Cose che dico a ragion veduta: forse non ve lo ricordate, ma qualche settimana fa mi sono di nuovo rivolta a voi, cari ristoratori, chiedendovi – cortesemente – quanto pensavate fosse giusto farmi pagare i rigatoni olio e parmigiano che spesso prendo per i miei bimbi piccoli quando vengono al ristorante con noi. E voi mi avete risposto, oh se mi avete risposto.

Mi avete risposto, in molti casi, che quei bambini piccoli me li sarei dovuti tenere a casa, o almeno avere la decenza di non chiedere per loro un fuori menu (che ci va del coraggio, a definire fuori menu un piatto di pasta all’olio). Ma soprattutto mi avete risposto, a grandissima voce, che voi dovete rientrare dei costi, che un piatto di pasta non è solo un piatto di pasta, che ci sono le spese, il posto occupato, che mica è soltanto la materia prima a fare il prezzo. E io sono stata ad ascoltarvi, e nel frattempo ho continuato ad annotarmi quanto pago quel piatto di pasta in bianco (le ultime tre volte, 6 euro, 5 euro e 6 euro, giusto per la cronaca).

Quel che ho capito, dalle vostre risposte, è che non riuscite proprio a immaginarvi quel piatto di pasta offerto come coccola al cliente, come incentivo a tornare. Eppure io ho sempre pensato che la capacità di far star bene il cliente, di mandarlo a casa col sorriso e la soddisfazione di essere stato trattato bene fosse uno dei segreti meglio conservati della ristorazione.

Un conto ha tutto un altro sapore se, indipendentemente dal totale, alla fine ci trovi una cifra sbarrata a penna e arrotondata di quel paio di euro che bastano a farti sentire un ospite speciale. E ricordo giri di amari della casa offerti, finanche bottiglie lasciate al tavolo: un regalo per i clienti abituali, che finivano la serata alticci e contenti.

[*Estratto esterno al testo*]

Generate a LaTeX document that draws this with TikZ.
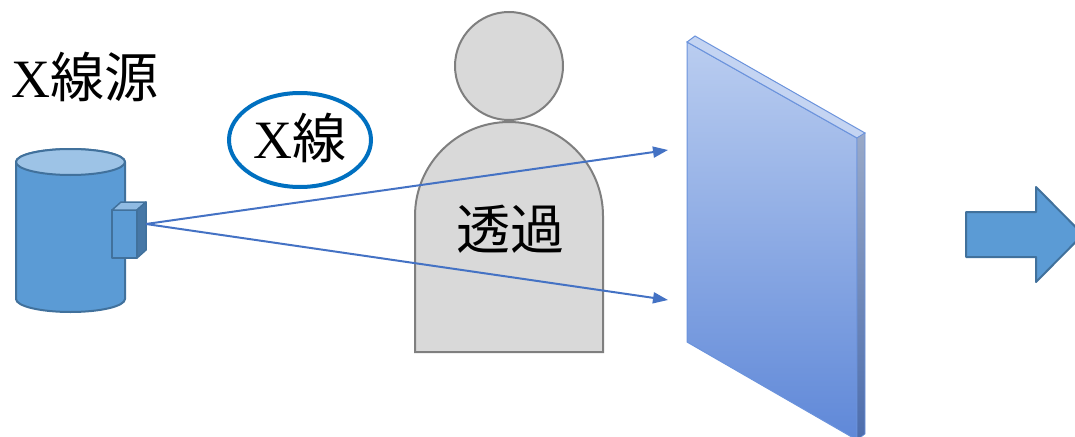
\documentclass[tikz,border=0pt]{standalone}
\usepackage{fontspec}
\setmainfont{Liberation Serif}
\newfontfamily\jp{Noto Sans CJK JP}
\usetikzlibrary{positioning,arrows.meta,shapes.geometric}
\definecolor{tube}{HTML}{5B9BD5}
\definecolor{tubetop}{HTML}{9DC3E6}
\definecolor{tubeline}{HTML}{41719C}
\definecolor{tubeside}{HTML}{4677A6}
\definecolor{ray}{HTML}{4472C4}
\definecolor{ring}{HTML}{0070C0}
\definecolor{body}{HTML}{D9D9D9}
\definecolor{bodyline}{HTML}{7F7F7F}
\definecolor{plateHi}{HTML}{BACDF0}
\definecolor{plateLo}{HTML}{5F88D8}
\definecolor{plateEdge}{HTML}{6B93DC}
\tikzset{big text/.style={font=\fontsize{54}{60}\selectfont,inner sep=0pt},
	tube part/.style={fill=tube,draw=tubeline,line width=2pt,line join=round},
	ray line/.style={draw=ray,line width=2pt,-{Triangle[length=15pt,width=11pt]}},
	body part/.style={fill=body,draw=bodyline,line width=2pt},}

\begin{document}
\begin{tikzpicture}[x=1pt,y=-1pt]
			\useasboundingbox (0,0) rectangle (1075,436);
			\clip (0,0) rectangle (1075,436);

			% x-ray source
			\draw[tube part] (16,162) -- (16,299) arc[start angle=180,end angle=0,x radius=54.5,y radius=13]
				-- (125,162) arc[start angle=0,end angle=-180,x radius=54.5,y radius=13] -- cycle;
			\draw[tube part,fill=tubetop] (70.5,162) ellipse[x radius=54.5,y radius=13];
			\draw[tube part,line width=1.5pt] (112,210) rectangle (137,258);
			\draw[tube part,line width=1.5pt,fill=tubetop!80!tube] (112,210) -- (121,202) -- (146,202) -- (137,210) -- cycle;
			\draw[tube part,line width=1.5pt,fill=tubeside] (137,210) -- (146,202) -- (146,250) -- (137,258) -- cycle;

			% person
			\node[circle,body part,minimum size=108pt] (head) at (509,66) {};
			\draw[body part] (415,352) -- (415,216) arc[start angle=180,end angle=360,radius=94] -- (603,352) -- cycle;
			\node[big text,font=\jp\fontsize{54}{60}\selectfont] (pass) at (510,229) {透過};

			% rays
			\coordinate (src) at (146,224);
			\coordinate (hitU) at (668,150);
			\coordinate (hitD) at (668,300);
			\draw[ray line] (src) -- (hitU);
			\draw[ray line] (src) -- (hitD);

			% detector plate
			\shade[top color=plateHi,bottom color=plateLo,draw=plateEdge,line width=1pt]
				(687,42) -- (857,138) -- (857,440) -- (687,342) -- cycle;
			\fill[plateHi!85!white,draw=plateEdge,line width=1pt] (687,42) -- (695,36) -- (865,133) -- (857,138) -- cycle;
			\shade[top color=plateLo!55!gray!70!white,bottom color=plateLo!80!black,draw=plateEdge,line width=0.6pt]
				(857,138) -- (865,133) -- (865,434) -- (857,440) -- cycle;

			% output arrow
			\draw[tube part] (966,212) -- (1036,212) -- (1036,187) -- (1083,234.5) -- (1036,282) -- (1036,257) -- (966,257) -- cycle;

			% labels
			\node[big text,anchor=base west] (srclabel) at (11,97) {X{\jp 線源}};
			\node[ellipse,draw=ring,line width=4pt,minimum width=142pt,minimum height=94pt,big text] (xray) at (300,140) {};
			\node[big text,anchor=center] at (300,138) {X{\jp 線}};
\end{tikzpicture}
\end{document}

Mi sono accorta che non è (più) così, molto spesso, e che anzi a volte anche amari che paiono offerti al momento di pagare finiscono nel conto a prezzo pieno. Mi è successo giusto l’altra sera, in una brasserie che frequento abitualmente: il digestivo al bancone, che aveva l’aria di essere un omaggio della casa (“Ragazzi, tutto bene? Avete già preso l’amaro?”), è finito nello scontrino a suon di 5 euro a bicchiere.

Così come è giusto che sia, direte voi. Il ristoratore lo paga, perché dovrebbe regalartelo? Perché da sempre è questa – insieme alla qualità della cucina – la mossa migliore per far tornare un cliente, e voi sembrate esservelo totalmente dimenticato.

E, cosa peggiore, vi arrabattate alla ricerca di soluzioni per portare nuovi (o vecchi) clienti, svendendo le vostre prestazioni al 50% su The Fork, per poi peraltro, al momento della prenotazione, spesso trattarci malvolentieri per quello che siamo: clienti con un coupon, che stanno occupando un tavolo e al momento del conto vi faranno incassare la metà. E se da un lato sono occasioni di cui in molti casi approfitteremo, un po’ spiace vedere lì molti posti interessanti, buoni, storici, costretti a proporsi sottocosto pur di arrivare al pubblico e “rilanciare il settore”.

Son tempi duri per la ristorazione, ne conveniamo. Ma a volte l’investimento migliore che si può fare per far sì che un cliente torni, e torni soddisfatto (magari portando con sé gli amici) è un piatto di pasta in bianco offerto: sono sicura che vi costerà meno di uno sconto del 50%.